### Description of the task:
Pick out each line of the records in which the word "this" appears.

### Input material:
— START —

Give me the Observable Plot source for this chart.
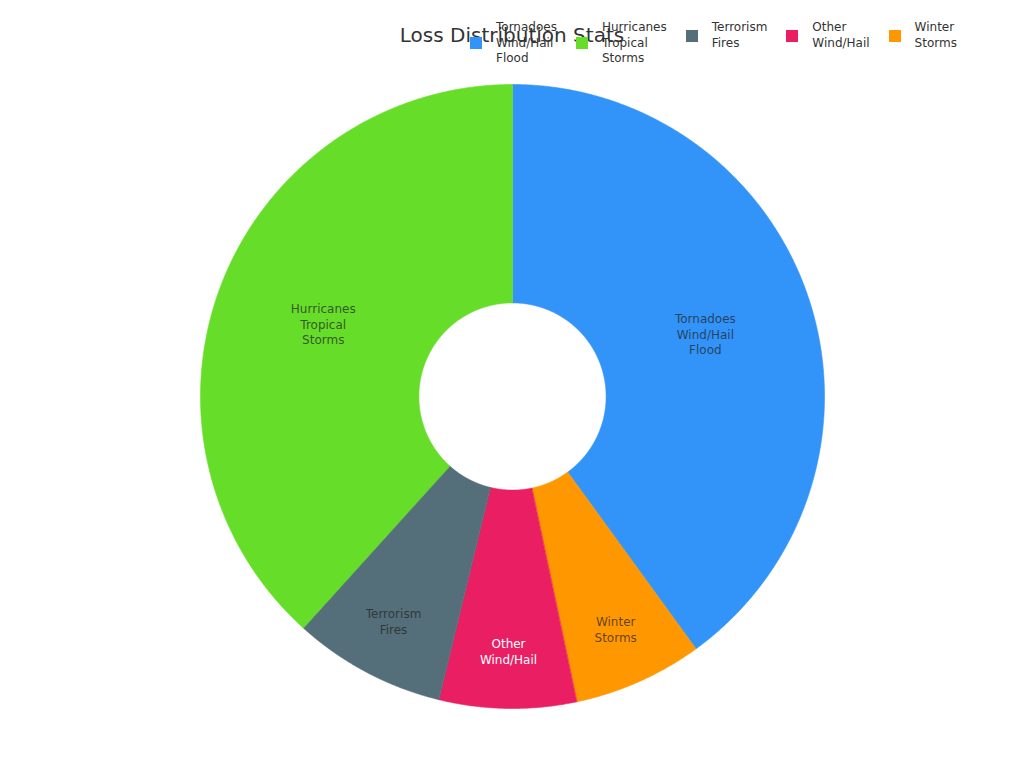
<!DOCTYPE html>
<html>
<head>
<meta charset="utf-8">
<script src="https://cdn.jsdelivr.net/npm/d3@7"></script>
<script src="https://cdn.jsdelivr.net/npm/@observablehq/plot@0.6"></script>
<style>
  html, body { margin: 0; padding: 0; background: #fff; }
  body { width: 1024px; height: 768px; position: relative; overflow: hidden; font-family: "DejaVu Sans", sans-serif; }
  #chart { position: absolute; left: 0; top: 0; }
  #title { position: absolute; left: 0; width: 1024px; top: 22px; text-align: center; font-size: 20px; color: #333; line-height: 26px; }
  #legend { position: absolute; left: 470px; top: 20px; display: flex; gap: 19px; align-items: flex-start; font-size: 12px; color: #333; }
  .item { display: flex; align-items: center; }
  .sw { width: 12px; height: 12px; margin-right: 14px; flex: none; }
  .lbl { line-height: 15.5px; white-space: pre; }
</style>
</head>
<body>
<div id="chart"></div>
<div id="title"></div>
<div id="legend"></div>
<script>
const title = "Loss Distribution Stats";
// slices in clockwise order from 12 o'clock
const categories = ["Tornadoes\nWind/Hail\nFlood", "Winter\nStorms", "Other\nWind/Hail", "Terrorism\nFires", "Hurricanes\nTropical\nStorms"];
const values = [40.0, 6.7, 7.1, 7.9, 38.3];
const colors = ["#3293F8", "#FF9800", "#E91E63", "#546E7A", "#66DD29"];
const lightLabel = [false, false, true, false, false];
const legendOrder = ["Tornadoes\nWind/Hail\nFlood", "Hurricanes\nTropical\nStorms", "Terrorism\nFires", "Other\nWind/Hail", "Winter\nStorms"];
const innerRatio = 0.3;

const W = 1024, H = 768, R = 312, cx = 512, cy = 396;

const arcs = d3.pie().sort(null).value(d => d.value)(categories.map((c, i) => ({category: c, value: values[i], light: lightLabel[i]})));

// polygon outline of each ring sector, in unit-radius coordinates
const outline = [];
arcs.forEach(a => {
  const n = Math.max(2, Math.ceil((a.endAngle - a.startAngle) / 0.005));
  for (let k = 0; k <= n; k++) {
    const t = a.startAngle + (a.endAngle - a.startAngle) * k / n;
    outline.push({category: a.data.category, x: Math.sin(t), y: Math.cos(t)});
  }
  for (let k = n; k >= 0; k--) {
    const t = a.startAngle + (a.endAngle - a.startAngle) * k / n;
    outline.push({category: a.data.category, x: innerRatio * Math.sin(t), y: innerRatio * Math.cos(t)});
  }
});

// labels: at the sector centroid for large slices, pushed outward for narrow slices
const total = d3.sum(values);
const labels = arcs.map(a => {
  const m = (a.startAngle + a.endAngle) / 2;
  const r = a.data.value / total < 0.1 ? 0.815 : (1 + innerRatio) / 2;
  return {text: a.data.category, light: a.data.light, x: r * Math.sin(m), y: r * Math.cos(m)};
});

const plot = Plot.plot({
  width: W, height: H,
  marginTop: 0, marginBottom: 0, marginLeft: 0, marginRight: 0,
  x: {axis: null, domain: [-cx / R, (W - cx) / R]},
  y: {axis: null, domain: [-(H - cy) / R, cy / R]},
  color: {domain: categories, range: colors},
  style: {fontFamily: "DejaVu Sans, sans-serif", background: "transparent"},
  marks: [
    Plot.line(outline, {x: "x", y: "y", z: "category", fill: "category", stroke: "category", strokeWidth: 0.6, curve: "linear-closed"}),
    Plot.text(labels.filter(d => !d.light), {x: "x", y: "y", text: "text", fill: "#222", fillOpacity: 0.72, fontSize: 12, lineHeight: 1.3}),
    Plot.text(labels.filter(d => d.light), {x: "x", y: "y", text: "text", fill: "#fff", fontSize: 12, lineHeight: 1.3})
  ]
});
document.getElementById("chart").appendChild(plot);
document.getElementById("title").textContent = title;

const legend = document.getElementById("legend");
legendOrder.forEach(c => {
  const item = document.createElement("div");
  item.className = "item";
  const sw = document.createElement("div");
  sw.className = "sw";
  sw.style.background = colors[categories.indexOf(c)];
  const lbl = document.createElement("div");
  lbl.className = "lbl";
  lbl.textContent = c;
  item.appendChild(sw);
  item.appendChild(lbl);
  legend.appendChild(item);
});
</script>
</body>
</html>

— END —
— START —

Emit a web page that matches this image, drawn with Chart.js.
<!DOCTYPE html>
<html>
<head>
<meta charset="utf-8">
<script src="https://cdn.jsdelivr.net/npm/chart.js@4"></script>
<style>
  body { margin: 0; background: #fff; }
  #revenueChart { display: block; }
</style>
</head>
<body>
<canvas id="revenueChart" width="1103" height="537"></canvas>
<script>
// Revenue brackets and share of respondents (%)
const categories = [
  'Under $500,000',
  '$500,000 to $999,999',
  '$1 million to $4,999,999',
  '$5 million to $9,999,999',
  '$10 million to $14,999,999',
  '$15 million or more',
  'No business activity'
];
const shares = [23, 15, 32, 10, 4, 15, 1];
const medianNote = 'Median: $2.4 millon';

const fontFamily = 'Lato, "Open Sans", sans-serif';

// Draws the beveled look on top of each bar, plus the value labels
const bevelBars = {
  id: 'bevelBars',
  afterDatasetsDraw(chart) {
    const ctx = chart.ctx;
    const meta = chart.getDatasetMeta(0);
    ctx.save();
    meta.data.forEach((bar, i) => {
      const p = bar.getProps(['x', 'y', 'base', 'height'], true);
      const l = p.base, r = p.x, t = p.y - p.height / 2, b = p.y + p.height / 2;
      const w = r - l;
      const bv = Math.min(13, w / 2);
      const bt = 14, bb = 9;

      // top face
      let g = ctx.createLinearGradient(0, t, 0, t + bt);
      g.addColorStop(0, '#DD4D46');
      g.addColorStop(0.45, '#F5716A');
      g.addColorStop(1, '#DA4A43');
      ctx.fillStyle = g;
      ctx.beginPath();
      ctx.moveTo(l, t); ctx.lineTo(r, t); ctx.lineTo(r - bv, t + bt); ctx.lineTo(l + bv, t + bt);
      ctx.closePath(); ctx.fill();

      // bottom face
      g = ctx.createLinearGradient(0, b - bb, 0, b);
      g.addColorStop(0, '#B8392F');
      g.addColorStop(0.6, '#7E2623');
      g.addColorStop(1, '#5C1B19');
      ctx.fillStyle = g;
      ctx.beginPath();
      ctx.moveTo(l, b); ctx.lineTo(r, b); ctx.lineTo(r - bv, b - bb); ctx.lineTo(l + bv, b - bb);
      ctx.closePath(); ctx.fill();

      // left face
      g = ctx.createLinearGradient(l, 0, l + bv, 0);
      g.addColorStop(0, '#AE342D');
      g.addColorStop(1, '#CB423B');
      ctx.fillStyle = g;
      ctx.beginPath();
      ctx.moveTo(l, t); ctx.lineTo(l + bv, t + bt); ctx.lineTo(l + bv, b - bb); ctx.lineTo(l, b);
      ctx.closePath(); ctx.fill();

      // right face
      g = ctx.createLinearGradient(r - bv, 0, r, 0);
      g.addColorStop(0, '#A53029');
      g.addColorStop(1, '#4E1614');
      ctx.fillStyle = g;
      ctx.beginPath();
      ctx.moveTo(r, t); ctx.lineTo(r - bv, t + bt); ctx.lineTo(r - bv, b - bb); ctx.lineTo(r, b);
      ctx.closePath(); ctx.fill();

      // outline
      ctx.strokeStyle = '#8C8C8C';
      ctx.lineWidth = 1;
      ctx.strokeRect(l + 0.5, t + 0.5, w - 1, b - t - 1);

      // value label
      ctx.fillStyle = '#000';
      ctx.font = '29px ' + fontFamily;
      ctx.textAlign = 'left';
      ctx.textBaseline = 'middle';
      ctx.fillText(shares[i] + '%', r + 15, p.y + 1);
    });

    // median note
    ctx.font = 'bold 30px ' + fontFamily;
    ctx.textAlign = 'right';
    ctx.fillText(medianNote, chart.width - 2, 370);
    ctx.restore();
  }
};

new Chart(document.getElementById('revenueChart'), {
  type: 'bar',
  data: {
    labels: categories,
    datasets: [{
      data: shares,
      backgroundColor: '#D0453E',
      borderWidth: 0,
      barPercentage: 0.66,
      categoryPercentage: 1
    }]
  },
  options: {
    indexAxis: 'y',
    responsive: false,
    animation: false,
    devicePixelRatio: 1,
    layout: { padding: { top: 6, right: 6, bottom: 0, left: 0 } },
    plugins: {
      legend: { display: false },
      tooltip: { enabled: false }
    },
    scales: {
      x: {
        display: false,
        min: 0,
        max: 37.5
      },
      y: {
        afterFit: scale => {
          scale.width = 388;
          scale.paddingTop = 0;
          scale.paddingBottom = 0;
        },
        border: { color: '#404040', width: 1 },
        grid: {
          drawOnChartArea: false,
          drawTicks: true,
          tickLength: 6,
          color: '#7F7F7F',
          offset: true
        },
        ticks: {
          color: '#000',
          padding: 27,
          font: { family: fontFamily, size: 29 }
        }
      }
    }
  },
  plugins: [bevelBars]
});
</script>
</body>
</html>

— END —
— START —

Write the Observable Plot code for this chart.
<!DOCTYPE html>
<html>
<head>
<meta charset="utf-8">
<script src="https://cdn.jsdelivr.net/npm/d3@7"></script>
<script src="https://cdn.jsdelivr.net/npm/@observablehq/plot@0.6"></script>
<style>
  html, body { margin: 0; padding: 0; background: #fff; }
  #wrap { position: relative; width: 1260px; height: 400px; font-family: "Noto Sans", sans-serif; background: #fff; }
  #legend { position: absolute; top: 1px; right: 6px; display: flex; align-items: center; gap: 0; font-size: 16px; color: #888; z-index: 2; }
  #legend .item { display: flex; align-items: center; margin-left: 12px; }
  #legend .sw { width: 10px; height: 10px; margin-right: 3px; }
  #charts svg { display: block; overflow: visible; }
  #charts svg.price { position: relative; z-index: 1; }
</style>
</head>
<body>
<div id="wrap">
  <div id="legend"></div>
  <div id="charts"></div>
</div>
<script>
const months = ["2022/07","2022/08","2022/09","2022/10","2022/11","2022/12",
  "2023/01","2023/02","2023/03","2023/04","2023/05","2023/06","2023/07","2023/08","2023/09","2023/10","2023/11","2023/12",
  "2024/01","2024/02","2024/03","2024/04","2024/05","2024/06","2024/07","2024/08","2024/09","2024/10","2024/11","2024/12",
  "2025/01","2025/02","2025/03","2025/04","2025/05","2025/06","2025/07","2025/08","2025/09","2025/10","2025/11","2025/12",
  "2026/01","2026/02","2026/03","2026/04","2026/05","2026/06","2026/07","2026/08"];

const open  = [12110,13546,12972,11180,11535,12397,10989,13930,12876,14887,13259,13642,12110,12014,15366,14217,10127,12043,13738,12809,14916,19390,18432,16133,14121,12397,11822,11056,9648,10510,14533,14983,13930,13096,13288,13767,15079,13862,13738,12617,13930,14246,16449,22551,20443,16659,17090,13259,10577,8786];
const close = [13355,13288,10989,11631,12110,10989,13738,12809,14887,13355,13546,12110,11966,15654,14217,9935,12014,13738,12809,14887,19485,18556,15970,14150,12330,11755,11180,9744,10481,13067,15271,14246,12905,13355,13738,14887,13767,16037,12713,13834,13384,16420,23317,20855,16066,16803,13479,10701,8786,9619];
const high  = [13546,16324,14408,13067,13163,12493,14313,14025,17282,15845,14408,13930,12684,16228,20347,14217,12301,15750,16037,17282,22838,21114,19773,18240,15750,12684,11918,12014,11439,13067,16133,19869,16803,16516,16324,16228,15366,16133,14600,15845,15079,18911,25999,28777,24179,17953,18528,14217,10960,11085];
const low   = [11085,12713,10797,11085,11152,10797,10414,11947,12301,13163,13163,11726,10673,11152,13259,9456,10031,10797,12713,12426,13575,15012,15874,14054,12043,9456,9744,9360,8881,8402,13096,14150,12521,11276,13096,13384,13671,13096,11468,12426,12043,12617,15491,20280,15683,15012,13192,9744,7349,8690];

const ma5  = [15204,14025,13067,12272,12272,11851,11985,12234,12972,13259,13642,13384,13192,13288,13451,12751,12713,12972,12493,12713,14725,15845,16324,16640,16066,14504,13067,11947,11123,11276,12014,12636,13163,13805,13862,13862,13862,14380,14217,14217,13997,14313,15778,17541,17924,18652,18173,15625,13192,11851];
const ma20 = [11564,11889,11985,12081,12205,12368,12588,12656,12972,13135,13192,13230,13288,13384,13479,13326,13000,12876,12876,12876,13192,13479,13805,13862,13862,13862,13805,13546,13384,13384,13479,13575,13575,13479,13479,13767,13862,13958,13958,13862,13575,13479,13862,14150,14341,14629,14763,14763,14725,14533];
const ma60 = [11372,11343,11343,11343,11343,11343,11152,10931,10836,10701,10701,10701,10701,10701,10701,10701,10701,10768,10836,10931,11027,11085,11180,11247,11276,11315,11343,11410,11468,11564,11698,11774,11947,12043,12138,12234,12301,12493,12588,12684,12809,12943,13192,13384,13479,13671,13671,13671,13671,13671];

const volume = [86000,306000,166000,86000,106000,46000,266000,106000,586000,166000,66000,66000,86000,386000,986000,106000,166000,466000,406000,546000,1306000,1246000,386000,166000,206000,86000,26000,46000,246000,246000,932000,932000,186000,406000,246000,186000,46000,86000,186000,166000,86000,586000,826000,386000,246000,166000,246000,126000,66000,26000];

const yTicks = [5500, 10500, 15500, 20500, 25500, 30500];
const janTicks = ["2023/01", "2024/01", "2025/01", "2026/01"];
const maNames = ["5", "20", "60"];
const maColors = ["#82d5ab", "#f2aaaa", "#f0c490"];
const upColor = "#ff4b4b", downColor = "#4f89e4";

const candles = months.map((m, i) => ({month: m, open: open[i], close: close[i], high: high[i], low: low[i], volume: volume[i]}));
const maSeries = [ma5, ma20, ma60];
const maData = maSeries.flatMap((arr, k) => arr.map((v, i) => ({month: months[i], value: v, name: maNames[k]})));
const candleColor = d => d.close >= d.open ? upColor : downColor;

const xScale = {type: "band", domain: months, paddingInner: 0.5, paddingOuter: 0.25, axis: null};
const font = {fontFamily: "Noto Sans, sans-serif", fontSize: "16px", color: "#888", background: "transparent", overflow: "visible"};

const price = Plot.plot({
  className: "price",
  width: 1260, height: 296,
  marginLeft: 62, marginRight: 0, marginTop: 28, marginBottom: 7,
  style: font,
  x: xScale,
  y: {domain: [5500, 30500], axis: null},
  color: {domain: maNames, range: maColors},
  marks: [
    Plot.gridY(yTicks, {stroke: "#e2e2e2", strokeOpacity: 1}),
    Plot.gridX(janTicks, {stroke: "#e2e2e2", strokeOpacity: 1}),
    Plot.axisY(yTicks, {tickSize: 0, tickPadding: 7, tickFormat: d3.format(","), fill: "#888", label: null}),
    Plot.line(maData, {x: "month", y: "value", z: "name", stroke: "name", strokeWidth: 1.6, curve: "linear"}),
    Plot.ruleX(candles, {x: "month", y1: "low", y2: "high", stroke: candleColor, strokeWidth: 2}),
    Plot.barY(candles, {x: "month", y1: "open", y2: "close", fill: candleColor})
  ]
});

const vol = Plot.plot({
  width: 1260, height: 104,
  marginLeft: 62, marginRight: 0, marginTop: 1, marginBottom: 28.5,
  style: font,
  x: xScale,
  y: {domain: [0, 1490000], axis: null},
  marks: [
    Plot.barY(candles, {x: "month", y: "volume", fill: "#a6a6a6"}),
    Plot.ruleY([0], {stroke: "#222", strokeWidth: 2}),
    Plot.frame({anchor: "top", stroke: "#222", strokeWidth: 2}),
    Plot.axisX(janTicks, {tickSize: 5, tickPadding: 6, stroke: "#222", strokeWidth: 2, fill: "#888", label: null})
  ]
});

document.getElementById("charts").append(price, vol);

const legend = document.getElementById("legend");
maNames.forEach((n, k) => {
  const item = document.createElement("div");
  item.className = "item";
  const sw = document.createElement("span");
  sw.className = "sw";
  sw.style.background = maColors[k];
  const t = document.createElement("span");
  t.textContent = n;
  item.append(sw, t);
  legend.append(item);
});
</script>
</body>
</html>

— END —

### Complete response:
Give me the Observable Plot source for this chart.
Emit a web page that matches this image, drawn with Chart.js.
Write the Observable Plot code for this chart.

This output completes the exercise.